What spice is used to flavor a soft drink popular in many former Republics of the Soviet Union?
If you said tarragon, you are correct! The drink, called Tarhun, was invented in the 1887 by a Georgian pharmacist’s apprentice who had the idea of adding carbonated water to a tarragon syrup mix he had made. It was well-received at several international exhibitions in the early 1900s, but didn’t go into mass production until 1981. During Soviet times the dye that gave Tarhun it’s trademark bright green color was toxic, now it comes in a bright green bottle instead and the drink itself is a safe-to-consume pale yellow.
Tarragon, thought to be a native of Siberia and Mongolia, is a relative newcomer to cultivation having appeared on the scene a mere 600 years ago. Invading Mongolians who used tarragon as a sleep aid, and apparently chewed it to keep their breath fresh while pillaging, probably introduced the herb to Italy in the 10th century. There is passing mention of it in some medieval texts refering to it as a cure for the bites of venomous beasts. Some writers think that this belief gave tarragon its name, which derives from the Latin word “dracunculus,” meaning “little dragon.” Others speculate that the name, as well as it’s reputation as an anti-venom, refers to the serpentine nature of its roots. Although using tarragon to flavor vegetables is briefly alluded to in Arabian botanical texts of the 13 century, it wasn’t widely used as a culinary seasoning until the mid-1500s.

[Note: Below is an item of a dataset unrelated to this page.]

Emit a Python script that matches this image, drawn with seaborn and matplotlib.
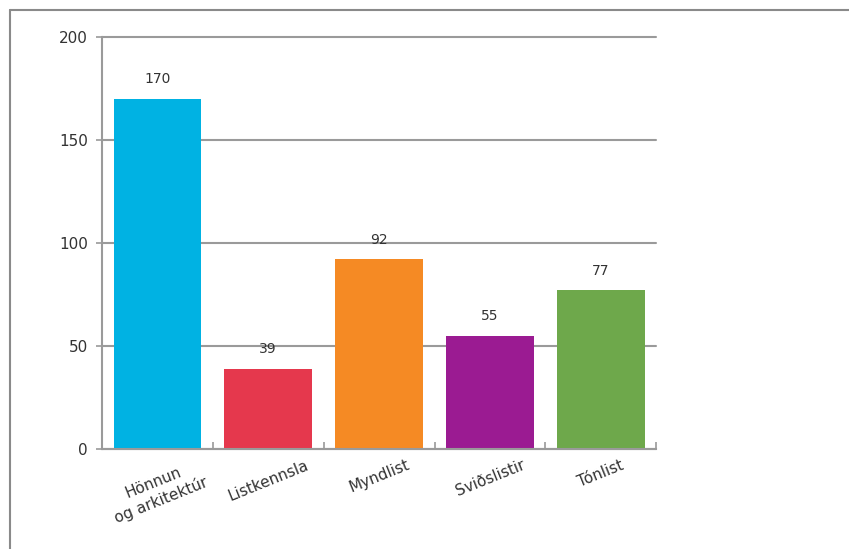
import matplotlib
matplotlib.use("Agg")
import matplotlib.pyplot as plt
import seaborn as sns
import pandas as pd
from matplotlib.lines import Line2D

# gögn
categories = ["Hönnun\nog arkitektúr", "Listkennsla", "Myndlist", "Sviðslistir", "Tónlist"]
values = [170, 39, 92, 55, 77]
colors = ["#00B2E3", "#E5384D", "#F58A24", "#9B1B92", "#6EA84B"]
y_ticks = [0, 50, 100, 150, 200]

sns.set_theme(style="white")
plt.rcParams['font.family'] = ['DejaVu Sans']

df = pd.DataFrame({"flokkur": categories, "fjoldi": values})

fig = plt.figure(figsize=(8.49, 5.49), dpi=100)
ax = fig.add_axes([0.120, 0.182, 0.653, 0.751])

sns.barplot(data=df, x="flokkur", y="fjoldi", hue="flokkur", palette=colors,
            legend=False, width=0.79, saturation=1, linewidth=0, ax=ax, zorder=2)

# gildi ofan á súlum
for i, v in enumerate(values):
    ax.annotate(str(v), (i, v), xytext=(0, 9), textcoords="offset points",
                ha="center", va="bottom", fontsize=10, color="#333333")

ax.set_xlim(-0.5, 4.5)
ax.set_ylim(0, 200)
ax.set_yticks(y_ticks)
ax.set_xlabel("")
ax.set_ylabel("")

grid_col = "#9a9a9a"
ax.yaxis.grid(True, color=grid_col, linewidth=1.5, zorder=0)
ax.set_axisbelow(True)
for gl in ax.get_ygridlines():
    gl.set_clip_on(False)

for s in ["top", "right"]:
    ax.spines[s].set_visible(False)
for s in ["left", "bottom"]:
    ax.spines[s].set_color(grid_col)
    ax.spines[s].set_linewidth(1.5)

ax.tick_params(axis="y", left=True, direction="out", length=4, width=1.2,
               color=grid_col, labelsize=11, labelcolor="#333333", pad=6)
ax.tick_params(axis="x", which="major", length=0, labelsize=11,
               labelcolor="#333333", pad=6)
ax.set_xticks([0.5, 1.5, 2.5, 3.5, 4.5], minor=True)
ax.tick_params(axis="x", which="minor", bottom=True, direction="in",
               length=5, width=1.2, color=grid_col)

for lab in ax.get_xticklabels():
    lab.set_rotation(22)
    lab.set_ha("center")
    lab.set_multialignment("center")

# rammi
fig.add_artist(Line2D([0.012, 1.0], [0.982, 0.982], color="#8a8a8a", linewidth=1.5))
fig.add_artist(Line2D([0.012, 0.012], [0.0, 0.982], color="#8a8a8a", linewidth=1.5))

fig.savefig("out.png", dpi=100)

Today France is the world’s leading producer of tarragon, where it is used to make flavored oils, vinegars, and mustards. Tarragon is a familiar herb in French cuisine and is often paired with eggs, poultry, and fish. It also provides a distinctive flavor to the classic bernaise, tartare, and hollandaise sauces and is usually included in the ubiquitous fines herbes (feens zehrb) blend. Like several other herbs, the warmly aromatic tarragon is also used in the perfume and toiletry industry.
Fresh tarragon has a pungently distinctive flavor, somewhat remininscent of anise, so it should be used sparingly. Sprinkle the leaves on salads, fold into omelets, or add a bunch to the cavity of a chicken before roasting it.